■ WHAT TO PRODUCE: Set down the full listing exactly as given. Any pictures are to be left out.

## START

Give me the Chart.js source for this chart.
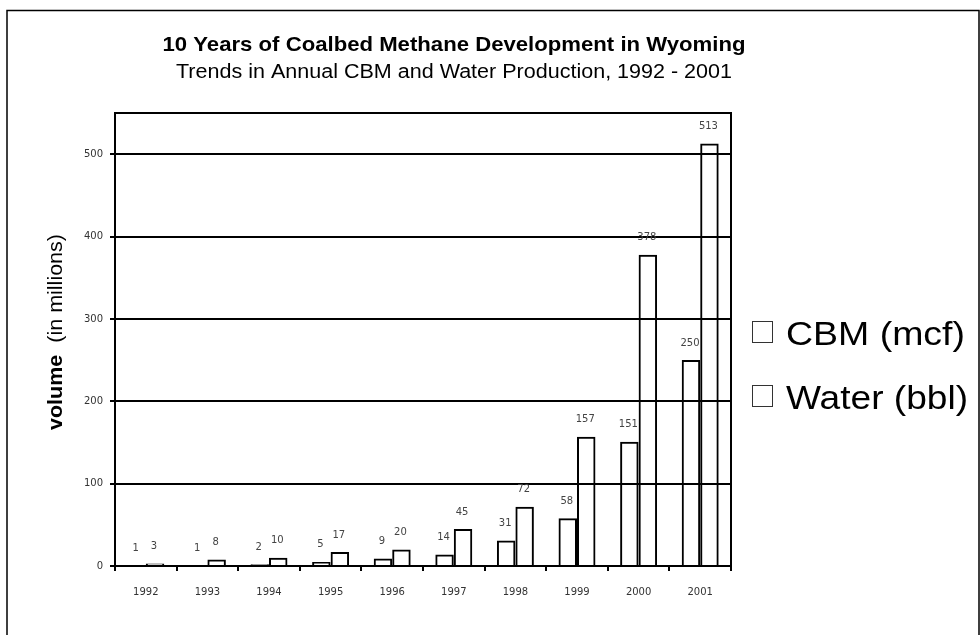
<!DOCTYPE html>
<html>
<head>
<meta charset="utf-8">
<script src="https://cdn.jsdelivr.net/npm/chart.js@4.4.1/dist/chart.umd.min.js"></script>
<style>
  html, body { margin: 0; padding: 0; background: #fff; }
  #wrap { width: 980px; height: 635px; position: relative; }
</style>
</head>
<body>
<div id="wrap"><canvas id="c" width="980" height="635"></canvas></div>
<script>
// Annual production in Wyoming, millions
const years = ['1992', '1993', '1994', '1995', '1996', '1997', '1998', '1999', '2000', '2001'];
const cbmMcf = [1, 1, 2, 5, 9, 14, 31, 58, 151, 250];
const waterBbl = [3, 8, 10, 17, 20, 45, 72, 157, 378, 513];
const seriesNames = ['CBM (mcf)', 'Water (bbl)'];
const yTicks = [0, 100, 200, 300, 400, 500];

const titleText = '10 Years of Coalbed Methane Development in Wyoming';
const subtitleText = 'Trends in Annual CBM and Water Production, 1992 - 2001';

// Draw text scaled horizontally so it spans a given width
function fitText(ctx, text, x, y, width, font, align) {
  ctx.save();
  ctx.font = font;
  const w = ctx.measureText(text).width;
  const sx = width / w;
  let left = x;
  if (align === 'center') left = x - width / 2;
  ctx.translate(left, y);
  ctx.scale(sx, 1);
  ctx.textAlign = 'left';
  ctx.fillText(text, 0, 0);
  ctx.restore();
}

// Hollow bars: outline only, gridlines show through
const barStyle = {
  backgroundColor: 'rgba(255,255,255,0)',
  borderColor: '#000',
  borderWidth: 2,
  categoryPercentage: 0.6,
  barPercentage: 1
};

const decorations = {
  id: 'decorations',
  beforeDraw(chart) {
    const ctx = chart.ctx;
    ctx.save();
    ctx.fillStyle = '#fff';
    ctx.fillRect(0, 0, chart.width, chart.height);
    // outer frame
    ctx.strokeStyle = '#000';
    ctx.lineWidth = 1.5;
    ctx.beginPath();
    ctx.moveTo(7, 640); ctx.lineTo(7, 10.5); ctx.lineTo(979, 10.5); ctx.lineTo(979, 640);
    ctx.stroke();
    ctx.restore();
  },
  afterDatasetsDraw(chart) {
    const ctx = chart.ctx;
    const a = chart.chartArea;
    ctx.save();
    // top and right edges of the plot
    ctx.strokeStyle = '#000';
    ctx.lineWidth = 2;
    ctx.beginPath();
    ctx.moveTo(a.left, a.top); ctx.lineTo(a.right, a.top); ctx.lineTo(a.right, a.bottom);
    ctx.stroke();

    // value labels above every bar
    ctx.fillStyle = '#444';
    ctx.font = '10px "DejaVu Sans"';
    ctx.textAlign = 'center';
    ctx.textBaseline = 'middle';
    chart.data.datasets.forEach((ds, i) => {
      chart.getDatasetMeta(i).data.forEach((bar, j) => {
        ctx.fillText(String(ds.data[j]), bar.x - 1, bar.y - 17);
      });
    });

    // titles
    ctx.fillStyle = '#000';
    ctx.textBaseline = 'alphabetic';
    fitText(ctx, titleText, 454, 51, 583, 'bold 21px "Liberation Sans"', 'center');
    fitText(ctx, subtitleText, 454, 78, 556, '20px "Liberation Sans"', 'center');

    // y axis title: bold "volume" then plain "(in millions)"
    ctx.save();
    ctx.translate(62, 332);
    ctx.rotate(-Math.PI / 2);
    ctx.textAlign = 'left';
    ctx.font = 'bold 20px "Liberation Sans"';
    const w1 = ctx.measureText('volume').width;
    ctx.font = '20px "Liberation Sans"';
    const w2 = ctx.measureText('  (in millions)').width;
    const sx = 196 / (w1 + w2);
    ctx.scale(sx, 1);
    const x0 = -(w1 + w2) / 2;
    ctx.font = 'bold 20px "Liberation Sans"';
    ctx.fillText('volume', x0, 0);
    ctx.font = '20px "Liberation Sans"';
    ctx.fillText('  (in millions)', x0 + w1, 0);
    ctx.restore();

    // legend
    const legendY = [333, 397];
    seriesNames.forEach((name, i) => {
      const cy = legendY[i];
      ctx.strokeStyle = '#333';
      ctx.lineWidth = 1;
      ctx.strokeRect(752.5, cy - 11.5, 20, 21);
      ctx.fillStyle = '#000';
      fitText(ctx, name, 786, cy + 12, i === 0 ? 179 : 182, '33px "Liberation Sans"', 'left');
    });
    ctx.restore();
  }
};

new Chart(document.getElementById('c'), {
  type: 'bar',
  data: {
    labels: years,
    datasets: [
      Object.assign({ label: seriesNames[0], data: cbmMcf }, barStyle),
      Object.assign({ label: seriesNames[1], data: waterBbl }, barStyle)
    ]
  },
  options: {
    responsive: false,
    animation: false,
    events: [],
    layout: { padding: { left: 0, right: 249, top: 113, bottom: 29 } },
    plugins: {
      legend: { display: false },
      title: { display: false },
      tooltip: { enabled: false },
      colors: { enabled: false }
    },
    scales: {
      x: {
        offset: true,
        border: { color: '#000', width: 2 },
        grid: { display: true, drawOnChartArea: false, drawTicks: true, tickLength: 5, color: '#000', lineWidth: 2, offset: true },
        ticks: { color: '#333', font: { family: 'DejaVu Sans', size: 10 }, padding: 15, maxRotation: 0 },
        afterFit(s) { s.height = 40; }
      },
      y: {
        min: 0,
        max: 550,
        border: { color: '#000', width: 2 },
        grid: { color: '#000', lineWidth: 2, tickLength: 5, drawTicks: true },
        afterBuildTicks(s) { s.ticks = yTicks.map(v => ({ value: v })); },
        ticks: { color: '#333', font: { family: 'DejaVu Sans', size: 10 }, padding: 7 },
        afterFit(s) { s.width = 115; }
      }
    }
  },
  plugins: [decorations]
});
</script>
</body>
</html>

## END

■ THE OUTPUT:
Give me the Chart.js source for this chart.
<!DOCTYPE html>
<html>
<head>
<meta charset="utf-8">
<script src="https://cdn.jsdelivr.net/npm/chart.js@4.4.1/dist/chart.umd.min.js"></script>
<style>
  html, body { margin: 0; padding: 0; background: #fff; }
  #wrap { width: 980px; height: 635px; position: relative; }
</style>
</head>
<body>
<div id="wrap"><canvas id="c" width="980" height="635"></canvas></div>
<script>
// Annual production in Wyoming, millions
const years = ['1992', '1993', '1994', '1995', '1996', '1997', '1998', '1999', '2000', '2001'];
const cbmMcf = [1, 1, 2, 5, 9, 14, 31, 58, 151, 250];
const waterBbl = [3, 8, 10, 17, 20, 45, 72, 157, 378, 513];
const seriesNames = ['CBM (mcf)', 'Water (bbl)'];
const yTicks = [0, 100, 200, 300, 400, 500];

const titleText = '10 Years of Coalbed Methane Development in Wyoming';
const subtitleText = 'Trends in Annual CBM and Water Production, 1992 - 2001';

// Draw text scaled horizontally so it spans a given width
function fitText(ctx, text, x, y, width, font, align) {
  ctx.save();
  ctx.font = font;
  const w = ctx.measureText(text).width;
  const sx = width / w;
  let left = x;
  if (align === 'center') left = x - width / 2;
  ctx.translate(left, y);
  ctx.scale(sx, 1);
  ctx.textAlign = 'left';
  ctx.fillText(text, 0, 0);
  ctx.restore();
}

// Hollow bars: outline only, gridlines show through
const barStyle = {
  backgroundColor: 'rgba(255,255,255,0)',
  borderColor: '#000',
  borderWidth: 2,
  categoryPercentage: 0.6,
  barPercentage: 1
};

const decorations = {
  id: 'decorations',
  beforeDraw(chart) {
    const ctx = chart.ctx;
    ctx.save();
    ctx.fillStyle = '#fff';
    ctx.fillRect(0, 0, chart.width, chart.height);
    // outer frame
    ctx.strokeStyle = '#000';
    ctx.lineWidth = 1.5;
    ctx.beginPath();
    ctx.moveTo(7, 640); ctx.lineTo(7, 10.5); ctx.lineTo(979, 10.5); ctx.lineTo(979, 640);
    ctx.stroke();
    ctx.restore();
  },
  afterDatasetsDraw(chart) {
    const ctx = chart.ctx;
    const a = chart.chartArea;
    ctx.save();
    // top and right edges of the plot
    ctx.strokeStyle = '#000';
    ctx.lineWidth = 2;
    ctx.beginPath();
    ctx.moveTo(a.left, a.top); ctx.lineTo(a.right, a.top); ctx.lineTo(a.right, a.bottom);
    ctx.stroke();

    // value labels above every bar
    ctx.fillStyle = '#444';
    ctx.font = '10px "DejaVu Sans"';
    ctx.textAlign = 'center';
    ctx.textBaseline = 'middle';
    chart.data.datasets.forEach((ds, i) => {
      chart.getDatasetMeta(i).data.forEach((bar, j) => {
        ctx.fillText(String(ds.data[j]), bar.x - 1, bar.y - 17);
      });
    });

    // titles
    ctx.fillStyle = '#000';
    ctx.textBaseline = 'alphabetic';
    fitText(ctx, titleText, 454, 51, 583, 'bold 21px "Liberation Sans"', 'center');
    fitText(ctx, subtitleText, 454, 78, 556, '20px "Liberation Sans"', 'center');

    // y axis title: bold "volume" then plain "(in millions)"
    ctx.save();
    ctx.translate(62, 332);
    ctx.rotate(-Math.PI / 2);
    ctx.textAlign = 'left';
    ctx.font = 'bold 20px "Liberation Sans"';
    const w1 = ctx.measureText('volume').width;
    ctx.font = '20px "Liberation Sans"';
    const w2 = ctx.measureText('  (in millions)').width;
    const sx = 196 / (w1 + w2);
    ctx.scale(sx, 1);
    const x0 = -(w1 + w2) / 2;
    ctx.font = 'bold 20px "Liberation Sans"';
    ctx.fillText('volume', x0, 0);
    ctx.font = '20px "Liberation Sans"';
    ctx.fillText('  (in millions)', x0 + w1, 0);
    ctx.restore();

    // legend
    const legendY = [333, 397];
    seriesNames.forEach((name, i) => {
      const cy = legendY[i];
      ctx.strokeStyle = '#333';
      ctx.lineWidth = 1;
      ctx.strokeRect(752.5, cy - 11.5, 20, 21);
      ctx.fillStyle = '#000';
      fitText(ctx, name, 786, cy + 12, i === 0 ? 179 : 182, '33px "Liberation Sans"', 'left');
    });
    ctx.restore();
  }
};

new Chart(document.getElementById('c'), {
  type: 'bar',
  data: {
    labels: years,
    datasets: [
      Object.assign({ label: seriesNames[0], data: cbmMcf }, barStyle),
      Object.assign({ label: seriesNames[1], data: waterBbl }, barStyle)
    ]
  },
  options: {
    responsive: false,
    animation: false,
    events: [],
    layout: { padding: { left: 0, right: 249, top: 113, bottom: 29 } },
    plugins: {
      legend: { display: false },
      title: { display: false },
      tooltip: { enabled: false },
      colors: { enabled: false }
    },
    scales: {
      x: {
        offset: true,
        border: { color: '#000', width: 2 },
        grid: { display: true, drawOnChartArea: false, drawTicks: true, tickLength: 5, color: '#000', lineWidth: 2, offset: true },
        ticks: { color: '#333', font: { family: 'DejaVu Sans', size: 10 }, padding: 15, maxRotation: 0 },
        afterFit(s) { s.height = 40; }
      },
      y: {
        min: 0,
        max: 550,
        border: { color: '#000', width: 2 },
        grid: { color: '#000', lineWidth: 2, tickLength: 5, drawTicks: true },
        afterBuildTicks(s) { s.ticks = yTicks.map(v => ({ value: v })); },
        ticks: { color: '#333', font: { family: 'DejaVu Sans', size: 10 }, padding: 7 },
        afterFit(s) { s.width = 115; }
      }
    }
  },
  plugins: [decorations]
});
</script>
</body>
</html>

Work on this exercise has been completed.